Rootworms are making a comeback against BT corn, the strain of genetically modified corn that was specifically engineered to defeat corn pests. Evidence is mounting, however, to indicate that the campaign to eradicate the bugs that destroy corn may have backfired.
The culprit in this story is the corn rootworm, an insect that, together with the corn borer, used to decimate billions of dollars worth of corn crops each year, until BT corn hit the market. BT corn is a genetically modified corn seed that has been “infected” with genetic material from the bacillus thuringiensis bacteria, a soil-dwelling bacterium that acts as a biological pesticide. This process makes certain parts of the corn plant become poisonous to the parasitic insects that feed on corn. When the rootworm ingests that protein, it breaks down the cell walls inside the rootworm’s body causing the worms to die from septicemia…when it works.
Today, 75 percent of the corn planted in the United States is being raised from BT corn seed. The bad news is that rootworm has also evolved and it is now feeding on the plants that were supposed to kill it.
The process through which an insect parasite becomes immune to a pesticide is well understood. After the application of a pesticide, most of the pests the pesticide was designed to kill are eradicated. The remainder, those who are not killed by the pesticide, pass along their genetic immunity to their offspring so that successive generations of the parasite become less and less vulnerable to the pesticide. In effect, then, the artificial genetic mutation of the corn plant results in the natural genetic mutation of pests that breed on the corn plant.
In medicine, doctors see the same phenomenon going on, and they are becoming increasingly fearful that we are breeding a generation of super-bugs. Widespread use of wide spectrum antibiotics is creating a strain of disease agents that are increasingly immune to the antibiotics used to control them. The Centers for Disease Control and Prevention currently lists 18 diseases for which antibiotics are becoming ineffective to due to overuse or indiscriminate use of antibiotic. These include Anthrax, Gonorrhea, Streptococcus, Pneumonia, Staphylococcus, Bacterial Meningitis, Tuberculosis, Typhoid, Influenza, Candida and Malaria.
The agribusiness conglomerate that developed and markets BT corns strains may have painted itself into a corner from which it cannot get out. Large-scale, Industrial farming operations are dependent upon the yields that only disease-resistant BT corn will give them because, without the disease-resistant corn, the per acre yields will not be big enough to generate the profits the companies need to remain solvent. It also means steep price increases for beef, pork, lamb, and poultry, all of which are fed on a diet high in corn. Increases in the cost of high fructose corn syrup will also increase the cost of many other food items. And, since corn is an ingredient in everything from alcohol to plastics, the decimation of the corn crop will have a trickle effect that will affect the entire economy.
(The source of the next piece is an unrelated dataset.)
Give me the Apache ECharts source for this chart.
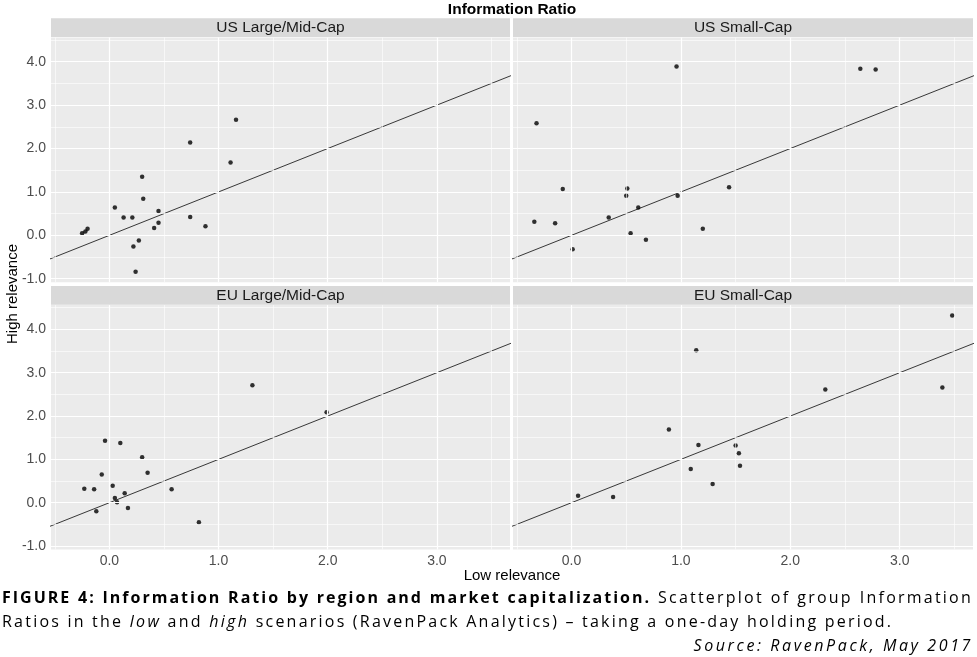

The only mechanism known to science for defeating the tendency for parasites to become resistant to the pesticides used to control them is not to use the pesticide, or to use them selectively, protecting some fields and leaving others open to infection. This is done by creating refuges, fields are not treated with pesticide or where non-modified corn is planted. When this is done, resistant parasites meet and mate with non-resistant parasites from an unprotected field, preventing the resistant parasites from passing their resistance on to their offspring.
In 2002, an advisory panel convened by the Environmental Protection Agency recommended that farmers plant 50 percent of their fields with non-modified corn seed. Resistance from the seed companies forced the EPA to relent and set voluntary guidelines at a maximum of 20 percent….but most industrial farming operations do not follow these recommendations. One of the companies that produces BT corn seed offers a product that consists of 95 percent modified seed and 5 percent unmodified seed so that they can create mini-refuges where non-resistant parasites can breed.
It is not working. In 2009, Aaron Gassmann, an Iowa State University entomologist, was alerted to extensive rootworm infestations in Iowa, indicated that rootworms had become resistant to one of the three brands of BT corn on the market. In 2011, he tracked rootworm outbreaks in Illinois, Minnesota, Nebraska and South Dakota, states that are contiguous with Iowa. Nevertheless, Gassmann believes that these are independent events not a single epidemic. He has also found evidence that some of them are becoming resistant to more than one strain of Bt corn, making the multi-strain variety of seeds useless.
The seed companies that produce BT strains were quite well aware of the problem and knew that, in the long-run, their product would ineffective, which now appears to be happening. In the end, they might as well have been producing the rootworms themselves, because that is what has happened. The take-away for consumers on their way to their local markets is that the corn they are buying today is more likely than not already contaminated with a dangerous protein. That protein is not expressed in the kernels of corn that people eat at their Sunday barbecues, but the whole corn plant, stalks and all, is often fed to meat animals who end up on the grill.
Rootworms are making a comeback against genetically modified corn. Environmental activists have long warned that pesticide overuse would result in resistant pest strains. Now, entomologists like Aaron Gassmann, are taking up the biodiversity refrain, suggesting that the only long-term solution is to break up large corn fields by planting other crops in adjacent fields. Continuous fields of corn are the ideal breeding environments for the corn rootworm. When those fields are planted with BT corn, they become perfect breeding environment for BT resistant rootworms.
By Alan M. Milner